Segment & end-market color
- HPC/AI: Primary growth engine; multiple large customers (GPUs, custom AI silicon, switches) absorbing capacity through 2026.
- Smartphone: Improving into holiday builds on premium models using 3nm/5nm.
- Auto/IoT: Stable to modestly up; supply normalizing, content rising but off AI’s torrid pace.
- Geography: USD strength helped reported revenue; mix benefits offset overseas ramp headwinds.
Guidance and capital spending — what it implies
- Q4 guide suggests flat-to-slightly down revenue q/q after a big Q3 step-up, typical seasonality with strong margins maintained.
- Capex $40–42bn backs sustained 3nm/2nm roadmaps and advanced packaging scale (CoWoS/N3E capacity adds), a key swing factor for AI backlog conversion in 2026.
- 2025 growth ~30% (USD) implies continued share/ASP tailwinds and tight advanced-node supply through at least next year.
Valuation snapshot (quick take)
At today’s price action, the stock trades around mid-20s EV/NTM EPS on street numbers, a premium to foundry peers but supported by high-60s share of truly leading-edge wafers, superior FCF conversion, and structural AI demand. Sensitivity remains high to utilization at 3nm/5nm and the timing of 2nm ramps.
Key risks to watch
- Cycle & mix risk: Any pause in AI accelerator orders or delays to custom silicon programs could pressure utilization/margins.
- Ramp execution: Overseas fabs and advanced packaging scale-up carry yield/cost risks.
- Geopolitics & trade: Export controls, tariffs, or cross-Strait tensions could impact supply chains and customer ordering patterns.
- Currency: USD/TWD swings can inflate/deflate reported growth and margins.
Conclusion
TSMC delivered the trifecta: record revenue, record profit, and resilient margins, with Q4 guidance that keeps the AI upcycle firmly intact. The print de-risks near-term numbers and reinforces the longer-term thesis—TSMC remains the fulcrum of leading-edge compute.

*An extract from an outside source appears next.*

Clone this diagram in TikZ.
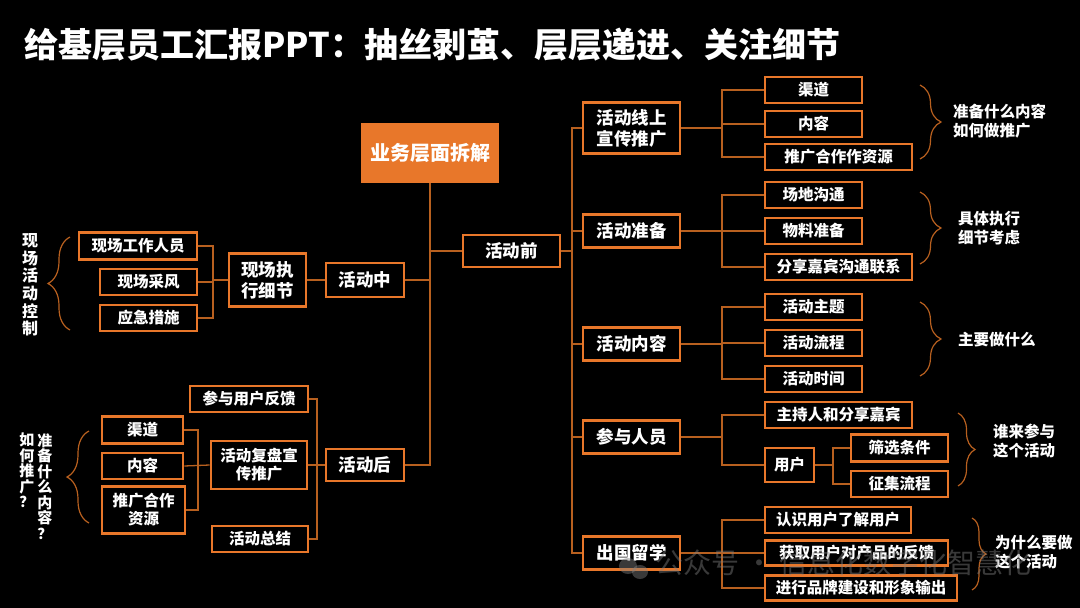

From here, the stock trades on packaging capacity adds, 3nm/2nm cadence, and the breadth of AI demand into 2026.
FAQ
Q: What stood out most in this quarter?
The margin strength (59.5% GM) alongside a heavy leading-edge mix (74% ≤7nm) and record net income.
Q: Did TSMC raise guidance?
They guided Q4 revenue to $32.2–$33.4bn with 59–61% GM and kept a bullish full-year tone (~30% USD growth).
Q: What about capex?
FY25 capex is now $40–42bn, tilted to 3nm/2nm and advanced packaging to meet AI demand.
Q: How important is 3nm right now?
Very—3nm contributed ~23% of wafer revenue in Q3 and should grow as more flagship and AI parts migrate.
Q: Biggest swing factor over the next 6–12 months?
Whether advanced packaging capacity can keep pace with AI orders and how smoothly 2nm pre-production transitions to volume.
Disclaimer
This article is for information only and does not constitute investment advice, an offer, or a solicitation to buy or sell any security. Markets move quickly; figures cited reflect information available as of October 16, 2025 (CEST) and may change. Perform your own research and consider consulting a licensed financial adviser.